Jonathan Galassi stellt Lucy Hughes-Halletts Biografie des italienischen Dichters Gabriele D'Annunzio vor. Im großen und ganzen, meint er, schließt sie sich dem Urteil von Henry James an, der 1902 schrieb, dass "D'Annunzios Forderung nach 'Schönheit um jeden Preis, Schönheit, die den Verstand und die Sinne gleichermaßen anspricht" geschmacklos und enervierend sei - wie so viele mediterane Produkte: 'eine sonderbare, geschmacksintensive Frucht aus Übersee ... nicht wirklich zu uns passend.' ... D'Annunzio predigte in seiner Literatur, was er lebte. Wie James an anderer Stelle beobachtete: 'Obwohl sein Werk nichts als literarisch ist, kann man nie erkennen, wo die Literatur oder das Leben beginnen oder enden.' Er benutzte häufig Briefe an seine Geliebten mit detaillierten Beschreibungen ihrer intimen Begegnungen als Erinnerungshilfe für die Komposition seiner Liebesszenen: 'Pentella [sein Kosename für die Vagina einer Geliebten] war nie so weich und heiß und samten wie während der vier Orgasmen vor dem Mittagessen Samstags', schrieb er einer seiner wechselnden Partnerinnen in seinen späten Jahren."

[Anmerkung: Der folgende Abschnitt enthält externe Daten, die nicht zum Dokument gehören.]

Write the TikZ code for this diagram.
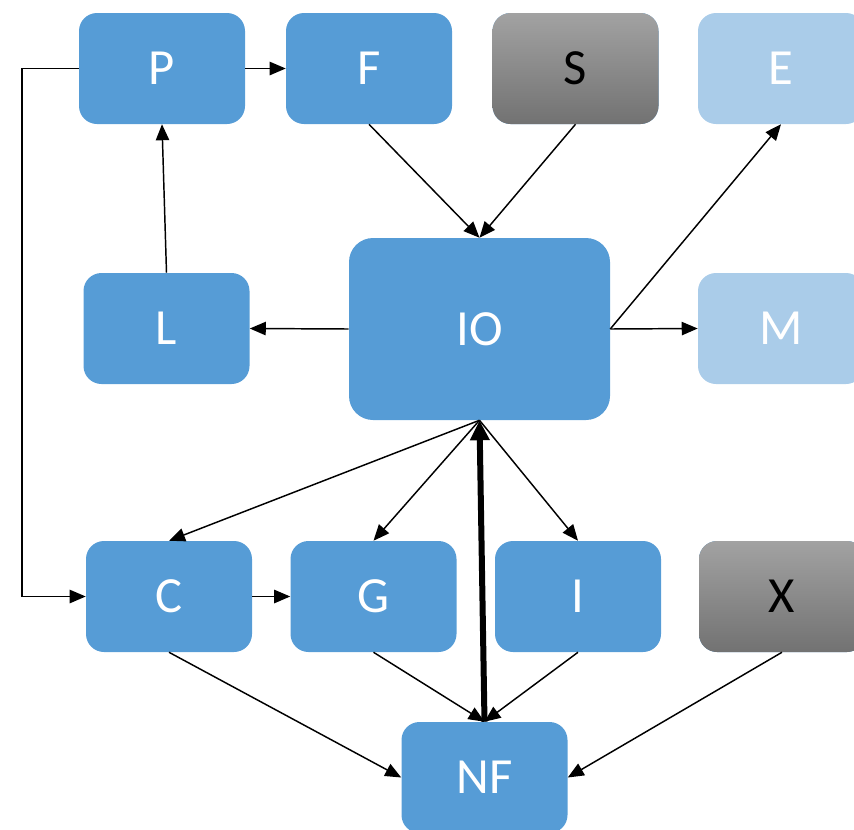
\documentclass[tikz,border=0pt]{standalone}
\usepackage{fontspec}
\setmainfont{Carlito}
\usetikzlibrary{arrows.meta}
\definecolor{bx}{HTML}{569CD6}
\definecolor{lbx}{HTML}{AACCE9}
\definecolor{gtop}{HTML}{A2A2A2}
\definecolor{gbot}{HTML}{727272}
\tikzset{
  box/.style={rounded corners=13.5pt, minimum width=124.5pt, minimum height=83.25pt, inner sep=0pt,
    font=\fontsize{38}{42}\selectfont, text=white, fill=bx},
  lbox/.style={box, fill=lbx},
  gbox/.style={box, text=black, top color=gtop, bottom color=gbot, middle color=gtop!50!gbot},
  conn/.style={line width=1.1pt, -{Triangle[length=12pt,width=10pt]}},
  thick conn/.style={line width=4.5pt, -{Triangle[length=15pt,width=14pt]}}
}
\begin{document}
\begin{tikzpicture}[x=0.75pt,y=-0.75pt]
\useasboundingbox (0,0) rectangle (854,829);
\clip (0,0) rectangle (854,829);
\node[box] (P) at (162,68.5) {P};
\node[box] (F) at (369,68.5) {F};
\node[gbox] (S) at (575.5,68.5) {S};
\node[lbox] (E) at (781,68.5) {E};
\node[box] (L) at (166.5,328.5) {L};
\node[box, minimum width=195.75pt, minimum height=136.5pt, rounded corners=18pt] (IO) at (479.5,329) {IO};
\node[lbox] (M) at (781,328.5) {M};
\node[box] (C) at (169,596.5) {C};
\node[box] (G) at (373.5,596.5) {G};
\node[box] (I) at (578,596.5) {I};
\node[gbox] (X) at (782,596.5) {X};
\node[box] (NF) at (484.5,777.5) {NF};
\coordinate (lft) at (22,0);
\draw[conn] (P.east) -- (F.west);
\draw[conn] (P.west) -- (P.west -| lft) -- (C.west -| lft) -- (C.west);
\draw[conn] (F.south) -- (IO.north);
\draw[conn] (S.south) -- (IO.north);
\draw[conn] (IO.east) -- (E.south);
\draw[conn] (IO.east) -- (M.west);
\draw[conn] (IO.west) -- (L.east);
\draw[conn] (L.north) -- (P.south);
\draw[conn] (IO.south) -- (C.north);
\draw[conn] (IO.south) -- (G.north);
\draw[conn] (IO.south) -- (I.north);
\draw[conn] (C.east) -- (G.west);
\draw[conn] (C.south) -- (NF.west);
\draw[conn] (G.south) -- (NF.north);
\draw[conn] (I.south) -- (NF.north);
\draw[conn] (X.south) -- (NF.east);
\draw[thick conn] (NF.north) -- (IO.south);
\end{tikzpicture}
\end{document}
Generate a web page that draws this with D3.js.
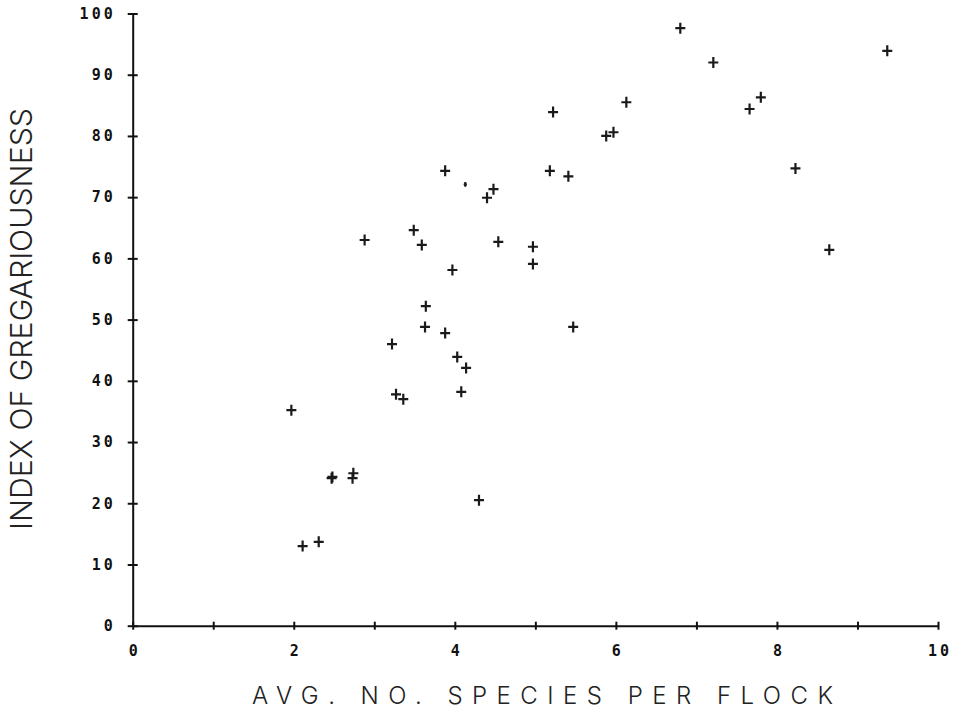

Philip Kennicott nimmt den britischen Komponisten Benjamin Britten aufs Korn. Liest man den Text zu Ende, stellt man fest, dass er durchaus einiges Schätzenswerte und sogar "Dorniges" in seiner Musik findet. Aber der Mittelteil über diese "Genie aus der Mittelklasse", das in seinen jungen Jahren Rachmaninows Musik als sentimentalen "Papp" verabscheute und Berg und Schönberg verehrte, ist ein Schlachtfest: "Egal, was der junge Komponist über sentimentalen 'Papp' sagte, Britten schwelgte darin, wie die meisten Menschen in Braten und Schnaps. Und er ist nie so genial wie bei den raren Gelegenheiten, - 'Albert Hering' zum Beispiel - wo er sich einen zweiten Martini genehmigte."
Archiv: New Republic

New Yorker (USA), 17.02.2014

In einem 13 Seiten langen Artikel erklärt George Packer das radikale und radikal neue Geschäftsmodell hinter Amazon, welches mit der simplen und nicht im Geringsten bibliophilen Einsicht begann, dass Bücher leicht zu versenden und nicht zerbrechlich sind. "Über den Bücherverkauf sammelte Amazon die Daten wohlhabender, gebildeter Käufer, denen man schließlich alles Mögliche andrehen konnte, vom Rasenmäher bis zum Dildo." Dass Amazon dennoch den Buchmarkt grundlegend verändert, steht für Packer außer Zweifel: "Oberflächlich betrachtet geht es um die Frage, wie gelesen wird, auf Kindle oder iPad. Eigentlich aber geht es um Kulturmonopolismus. All die kleinen Torhüter, Journalisten, Kritiker und Buchhändler, wirken als Barrieren gegen die totale Kommerzialisierung von Ideen. Sie bieten frischen Talenten Raum sich zu entwickeln und um auch unbequeme Wahrheiten mitzuteilen. Wenn es nur noch einen Torhüter gibt, wird es Amazon kümmern, ob ein Buch gut ist?"